During camp, most kids learn how to fish or make a fire or create a pot, hobbies that are somewhat useful or – at the very least – cool to brag about.
I learned how to be an Ewok. Perhaps I should explain.
I spent summers in Florida with my dad and stepmom, who both worked. So, during the day, my brother and I would go to day camp. (It's just like daycare, but it's called camp and you do more outdoor activities. It's a subtle difference. Bear with me here.)

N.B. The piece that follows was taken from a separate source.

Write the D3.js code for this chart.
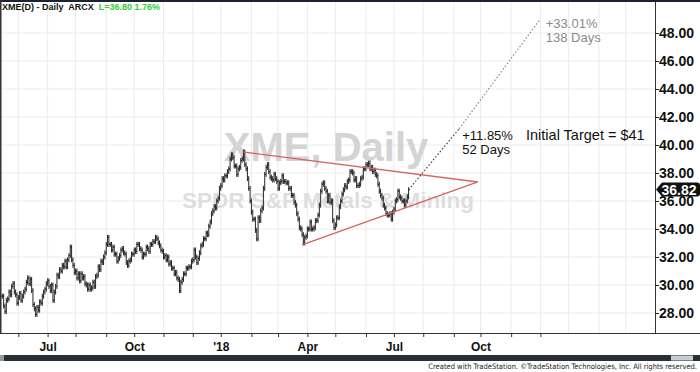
<!DOCTYPE html>
<html>
<head>
<meta charset="utf-8">
<script src="https://cdnjs.cloudflare.com/ajax/libs/d3/7.8.5/d3.min.js"></script>
<style>
  html, body { margin: 0; padding: 0; background: #fff; }
  svg { display: block; font-family: Arial, "Liberation Sans", sans-serif; }
</style>
</head>
<body>
<svg id="chart" width="700" height="372"></svg>
<script>
// ---- data ----
const headerLeft = 'XME(D) - Daily  ARCX';
const headerQuote = 'L=36.80  1.76%';
const watermarkTitle = 'XME, Daily';
const watermarkName = 'SPDR S&P Metals & Mining';

const firstBarDate = new Date(2017, 4, 16);
// daily closes, one per trading day from firstBarDate
const closes = [
  29.2, 28.5, 28.1, 28.9, 29.0, 29.5, 29.3, 29.9, 30.1, 29.5,
  29.3, 28.7, 29.1, 29.4, 28.9, 29.2, 29.5, 29.7, 30.2, 30.5,
  30.1, 30.4, 29.6, 28.6, 28.3, 27.9, 28.4, 28.2, 28.8, 28.7,
  29.2, 29.5, 29.7, 30.1, 30.3, 29.9, 29.6, 30.0, 28.9, 29.5,
  29.9, 30.7, 30.6, 31.1, 31.0, 31.4, 31.3, 31.7, 31.3, 31.8,
  32.1, 32.7, 31.8, 31.4, 30.9, 31.0, 30.5, 30.8, 30.3, 30.8,
  30.5, 30.6, 30.1, 30.0, 29.7, 30.0, 29.7, 29.8, 30.2, 29.9,
  30.6, 30.7, 31.3, 31.1, 31.7, 31.6, 32.0, 32.3, 32.9, 33.4,
  32.9, 32.9, 32.5, 32.7, 32.2, 32.2, 31.7, 31.9, 32.1, 32.5,
  32.6, 32.3, 32.2, 31.6, 31.4, 31.7, 31.8, 32.2, 32.2, 32.5,
  32.4, 32.9, 32.9, 32.6, 32.5, 32.0, 32.2, 32.2, 32.7, 32.6,
  32.4, 32.9, 32.9, 33.1, 33.1, 33.4, 33.3, 33.0, 32.8, 32.5,
  32.4, 32.0, 32.1, 31.8, 32.0, 31.5, 31.6, 31.2, 31.2, 30.8,
  30.9, 30.5, 30.4, 29.6, 30.2, 30.4, 30.8, 30.8, 31.2, 31.2,
  31.3, 31.3, 31.7, 31.8, 32.5, 32.0, 31.6, 31.9, 32.3, 32.8,
  32.9, 33.3, 33.3, 33.7, 33.6, 34.2, 34.5, 35.1, 35.3, 35.6,
  35.5, 36.0, 36.2, 36.9, 37.1, 37.6, 37.5, 37.8, 37.8, 38.1,
  38.3, 39.0, 39.3, 39.1, 38.5, 38.5, 37.9, 38.3, 38.4, 38.9,
  39.0, 39.5, 38.6, 38.3, 37.6, 36.9, 36.0, 35.2, 34.7, 34.7,
  33.9, 33.3, 34.8, 34.6, 35.3, 35.5, 36.9, 37.9, 38.4, 38.6,
  38.1, 37.7, 37.6, 37.5, 37.9, 37.6, 37.4, 36.9, 37.3, 37.4,
  37.8, 37.4, 37.4, 37.3, 37.3, 36.9, 36.9, 36.4, 36.4, 35.9,
  35.7, 35.1, 34.7, 34.1, 34.0, 33.6, 33.0, 33.4, 33.5, 34.0,
  34.0, 34.5, 34.0, 34.0, 34.1, 34.6, 34.6, 35.0, 35.7, 36.7,
  37.2, 37.3, 36.9, 36.7, 36.0, 36.4, 35.9, 36.0, 34.6, 34.1,
  34.3, 34.8, 34.8, 35.6, 36.0, 36.5, 36.8, 37.1, 37.0, 37.4,
  37.5, 38.1, 38.1, 38.0, 37.5, 37.6, 37.1, 37.1, 37.2, 37.6,
  37.7, 38.3, 38.3, 38.6, 38.6, 38.7, 38.3, 38.4, 38.1, 38.2,
  37.9, 37.8, 37.2, 36.7, 36.4, 36.2, 35.7, 35.5, 35.1, 35.0,
  35.0, 35.1, 34.7, 35.2, 35.4, 36.0, 36.1, 36.7, 36.3, 36.2,
  36.0, 36.0, 35.7, 36.0, 36.3, 36.8
];
const lastQuote = 36.82;

const priceTicks = [28, 30, 32, 34, 36, 38, 40, 42, 44, 46, 48];
const quarterLabels = ['Jul', 'Oct', "'18", 'Apr', 'Jul', 'Oct'];
const quarterDates = [new Date(2017, 6, 1), new Date(2017, 9, 1), new Date(2018, 0, 1),
                      new Date(2018, 3, 1), new Date(2018, 6, 1), new Date(2018, 9, 1)];

// symmetrical triangle
const triangleDates = [new Date(2018, 0, 24), new Date(2018, 8, 27), new Date(2018, 2, 27)];
const trianglePrices = [39.5, 37.36, 32.86];

// projections from the last bar
const targetPct = [11.85, 33.01];
const targetDays = [52, 138];
const targetText = ['Initial Target = $41'];

// ---- scales ----
const baseDate = new Date(2017, 4, 15); // a Monday
function dayIndex(d) {
  const days = Math.round((d - baseDate) / 864e5);
  const wk = Math.floor(days / 7), dow = days - wk * 7;
  return wk * 5 + Math.min(dow, 5);
}

const W = 700, H = 372, plotRight = 655, plotTop = 2, plotBottom = 333;
const x = d3.scaleLinear().domain([0, 491]).range([1, plotRight]);
const y = d3.scaleLinear().domain([28, 48]).range([313, 33]);

const svg = d3.select('#chart');
svg.append('rect').attr('width', W).attr('height', H).attr('fill', '#fff');

// grid
const gridMonths = d3.timeMonths(new Date(2017, 5, 1), new Date(2019, 3, 1));
const grid = svg.append('g');
grid.selectAll('line.v').data(gridMonths).join('line')
  .attr('x1', d => x(dayIndex(d))).attr('x2', d => x(dayIndex(d)))
  .attr('y1', plotTop).attr('y2', plotBottom)
  .attr('stroke', '#ececec').attr('stroke-width', 1);
grid.selectAll('line.h').data(priceTicks).join('line')
  .attr('x1', 0).attr('x2', plotRight)
  .attr('y1', d => y(d)).attr('y2', d => y(d))
  .attr('stroke', '#ececec').attr('stroke-width', 1);

// watermark
svg.append('text').attr('x', 326).attr('y', 161).attr('text-anchor', 'middle')
  .attr('font-size', 40).attr('font-weight', 'bold').attr('fill', '#d4d4d4')
  .text(watermarkTitle);
svg.append('text').attr('x', 328).attr('y', 208).attr('text-anchor', 'middle')
  .attr('font-size', 22.5).attr('font-weight', 'bold').attr('fill', '#dedede')
  .text(watermarkName);

// bars: open = previous close
const firstIdx = dayIndex(firstBarDate);
const bars = closes.map((c, k) => {
  const o = k ? closes[k - 1] : c;
  return { i: firstIdx + k, o: o, c: c, hi: Math.max(o, c) + 0.18, lo: Math.min(o, c) - 0.18 };
});
const barG = svg.append('g').attr('stroke', '#262626').attr('stroke-width', 1);
barG.selectAll('line.hl').data(bars).join('line')
  .attr('x1', d => x(d.i)).attr('x2', d => x(d.i))
  .attr('y1', d => y(d.hi)).attr('y2', d => y(d.lo));
barG.selectAll('line.op').data(bars).join('line')
  .attr('x1', d => x(d.i) - 1.3).attr('x2', d => x(d.i))
  .attr('y1', d => y(d.o)).attr('y2', d => y(d.o));
barG.selectAll('line.cl').data(bars).join('line')
  .attr('x1', d => x(d.i)).attr('x2', d => x(d.i) + 1.3)
  .attr('y1', d => y(d.c)).attr('y2', d => y(d.c));

// triangle
const tri = triangleDates.map((d, k) => [x(dayIndex(d)), y(trianglePrices[k])]);
svg.append('path').attr('d', d3.line()(tri))
  .attr('fill', 'none').attr('stroke', '#d9645f').attr('stroke-width', 1.4);

// projections
const lastIdx = firstIdx + closes.length - 1;
const lastClose = closes[closes.length - 1];
const projPts = [[x(lastIdx), y(lastClose)]].concat(targetPct.map((p, k) => {
  const d = new Date(2018, 6, 17 + targetDays[k]);
  return [x(dayIndex(d) - (d.getDay() === 0 || d.getDay() === 6 ? 0.5 : 0)), y(lastClose * (1 + p / 100))];
}));
const projColors = ['#444', '#8a8a8a'];
for (let k = 0; k < 2; k++) {
  svg.append('line')
    .attr('x1', projPts[k][0]).attr('y1', projPts[k][1])
    .attr('x2', projPts[k + 1][0]).attr('y2', projPts[k + 1][1])
    .attr('stroke', projColors[k]).attr('stroke-width', 1.2)
    .attr('stroke-dasharray', '1.5,2');
}
const ann = svg.append('g').attr('font-size', 13);
ann.append('text').attr('x', projPts[1][0] + 3).attr('y', 140).attr('fill', '#111')
  .text('+' + targetPct[0].toFixed(2) + '%');
ann.append('text').attr('x', projPts[1][0] + 3).attr('y', 154).attr('fill', '#111')
  .text(targetDays[0] + ' Days');
ann.append('text').attr('x', projPts[2][0] + 6).attr('y', 28).attr('fill', '#8a8a8a')
  .text('+' + targetPct[1].toFixed(2) + '%');
ann.append('text').attr('x', projPts[2][0] + 6).attr('y', 42).attr('fill', '#8a8a8a')
  .text(targetDays[1] + ' Days');
svg.append('text').attr('x', 526).attr('y', 140).attr('font-size', 14.5).attr('fill', '#111')
  .text(targetText[0]);

// frame
svg.append('rect').attr('x', 0).attr('y', 0).attr('width', W).attr('height', 2).attr('fill', '#1c2330');
svg.append('rect').attr('x', 0).attr('y', 0).attr('width', 1.5).attr('height', plotBottom).attr('fill', '#333');
svg.append('line').attr('x1', plotRight + 0.5).attr('x2', plotRight + 0.5)
  .attr('y1', plotTop).attr('y2', plotBottom).attr('stroke', '#333');
svg.append('line').attr('x1', 0).attr('x2', W)
  .attr('y1', plotBottom + 0.5).attr('y2', plotBottom + 0.5).attr('stroke', '#333');

// price axis (the quote marker is drawn over 36.00, as in the original)
const yAxis = svg.append('g').attr('transform', `translate(${plotRight},0)`)
  .call(d3.axisRight(y).tickValues(priceTicks).tickSize(4).tickPadding(0).tickFormat(d3.format('.2f')));
yAxis.select('.domain').remove();
yAxis.selectAll('line').attr('stroke', '#222');
yAxis.selectAll('text').attr('font-size', 14).attr('font-weight', 'bold').attr('fill', '#111')
  .attr('font-family', 'Arial, "Liberation Sans", sans-serif');

// time axis
const tickMonths = d3.timeMonths(new Date(2017, 5, 1), new Date(2019, 0, 1));
const labelOf = new Map(quarterDates.map((d, k) => [dayIndex(d), quarterLabels[k]]));
const xAxis = svg.append('g').attr('transform', `translate(0,${plotBottom})`)
  .call(d3.axisBottom(x).tickValues(tickMonths.map(dayIndex)).tickSize(4)
    .tickFormat(i => labelOf.get(i) || ''));
xAxis.select('.domain').remove();
xAxis.selectAll('line').attr('stroke', '#333');
xAxis.selectAll('text').attr('y', 18).attr('dy', 0).attr('font-size', 12).attr('font-weight', 'bold')
  .attr('fill', '#111').attr('font-family', 'Arial, "Liberation Sans", sans-serif');

// last quote marker
const qy = y(lastQuote);
svg.append('path')
  .attr('d', `M${plotRight + 1},${qy} L${plotRight + 7},${qy - 7} L${W - 3},${qy - 7} Q${W},${qy - 7} ${W},${qy - 4} L${W},${qy + 4} Q${W},${qy + 7} ${W - 3},${qy + 7} L${plotRight + 7},${qy + 7} Z`)
  .attr('fill', '#111');
svg.append('text').attr('x', 679).attr('y', qy + 5).attr('text-anchor', 'middle')
  .attr('font-size', 14).attr('font-weight', 'bold').attr('fill', '#fff')
  .text(lastQuote.toFixed(2));

// header
const hdr = svg.append('text').attr('x', 2).attr('y', 10).attr('font-size', 9).attr('font-weight', 'bold');
hdr.append('tspan').attr('fill', '#111').attr('xml:space', 'preserve').text(headerLeft + '  ');
hdr.append('tspan').attr('fill', '#2fcf2f').text(headerQuote);

// scrollbar + footer
svg.append('rect').attr('x', 0).attr('y', 355).attr('width', W).attr('height', 6).attr('fill', '#2a2e36');
svg.append('rect').attr('x', 0).attr('y', 355).attr('width', 4).attr('height', 6).attr('fill', '#9a9a9a');
svg.append('rect').attr('x', 671).attr('y', 355.5).attr('width', 22).attr('height', 5).attr('fill', '#c8cdd3');
svg.append('text').attr('x', 697).attr('y', 368.5).attr('text-anchor', 'end')
  .attr('font-size', 7.5).attr('fill', '#222')
  .attr('font-family', '"Liberation Sans Narrow", "Arial Narrow", "DejaVu Sans Condensed", sans-serif')
  .text('Created with TradeStation. \u00A9TradeStation Technologies, Inc. All rights reserved.');
</script>
</body>
</html>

I don't remember a ton about day camp. We played sports. We had arts and crafts time that involved way too much macaroni. I spent a lot of time explaining to my fellow campers that just because I spent the school year up in Indiana didn't mean I lived on a farm. I don't think I even saw my first farm until I was a teenager.
What I remember most, though, was pretending to be an Ewok with my brother and other campers. This group, by the way, was not the cool group.
For those of you not familiar with "Star Wars," an Ewok is a small, chubby bear-like creature with a tremendous ability to kill body-armor-wearing, laser-holding Stormtroopers (clone things we later find out, but forget about that) with sticks and bows and arrows.
Most kids play cowboys and Indians, not small, chubby bear-like creatures and galactic riot police. But just about every day we would come up with some wild new adventure for us Ewoks to go on. Some days it would involve climbing to the top of the playset. Other days it would involve running mindlessly around the playset. I'm sure there was some sort of plot, but if there was, I've long since forgotten it. Let's just pretend it was like the plot to "War and Peace," which coincidentally I've also long since forgotten.
We did other camp activities, sure, but pretending to be an Ewok is what stands out most in my memory. I wasn't a cowboy. I wasn't an Indian. But I was the best darn small, chubby bear-like creature I could be. And, really, what more could you ask for from day camp?